Rules for Designing Components
- Avoid duplication
When designing infrastructure components, following the DRY (Don’t repeat yourself) principle helps reduce duplications. Duplication in code forces the team to make changes in multiple places.
- Rule of composition
To make a composable system, make independent pieces. It should be easy to replace one side of a dependency relationship without disturbing the other.
- Single Responsibility Principle
The SRP says any given component should have responsibility for one thing. The idea is to keep each component focused so that its contents are cohesive.
- Design components around domain concepts, not technical ones
To achieve better reusability, components should be designed around domain concepts. For example, instead of designing a generic server implementation, the design is based on the domain- application server, build server, etc.
- Law of Demeter
This is the principle of least knowledge, a component should not know how other components are implemented. This rule pushes for clear, simple interfaces between components.
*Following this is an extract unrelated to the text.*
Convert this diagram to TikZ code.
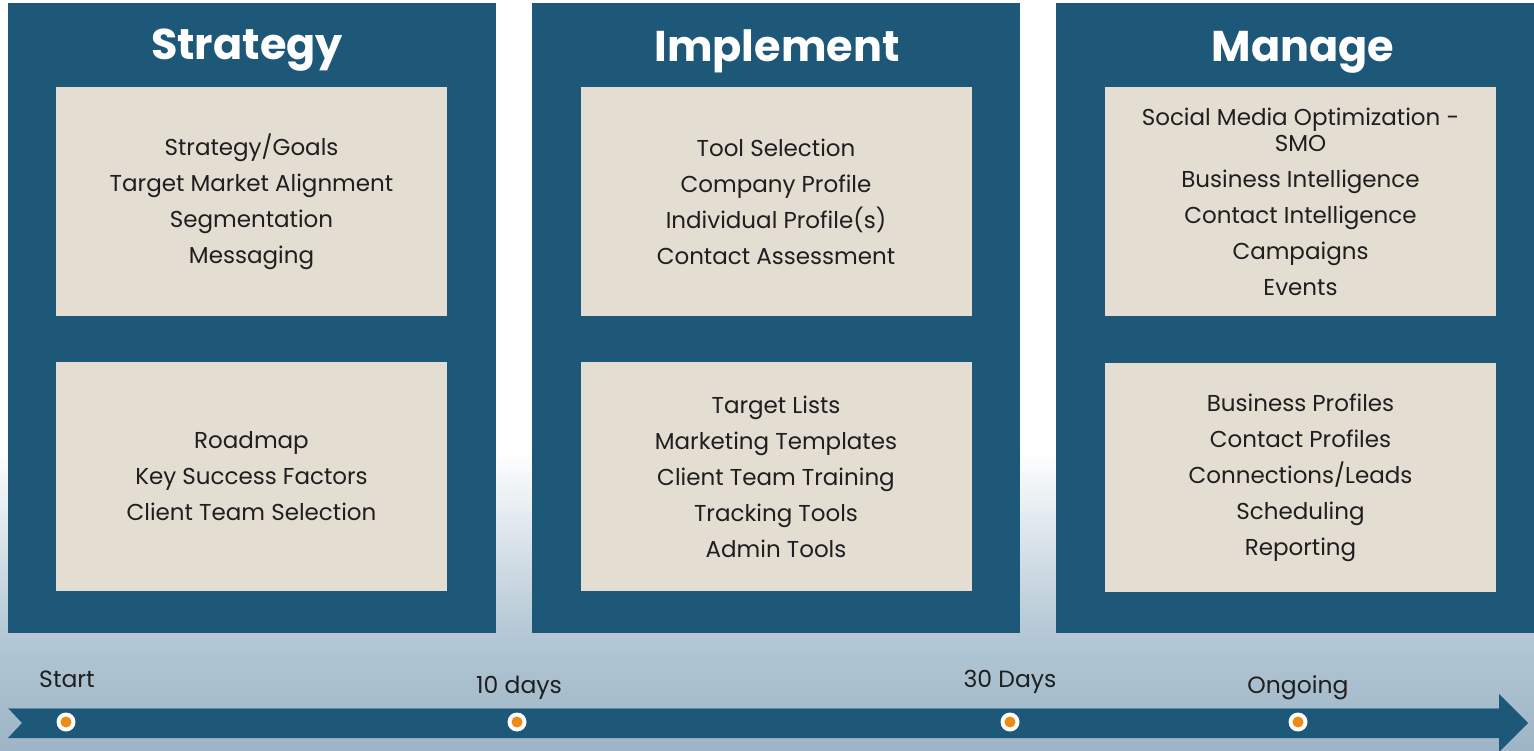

- No circular dependencies
In a dependency relationship between components, a provider component creates or defines a resource that a consumer component uses. As we trace relationships from a component that provides resources to consumers, we should never find a loop (or cycle). In other words, a provider component should never consume resources from one of its own direct or indirect consumers.
IaC is the industry defacto to manage dynamic infrastructures allowing organizations to make changes frequently and reliably. It is a mainstay of good DevOps practice. Practicing successful IaC means applying the same rigor of application code development to infrastructures.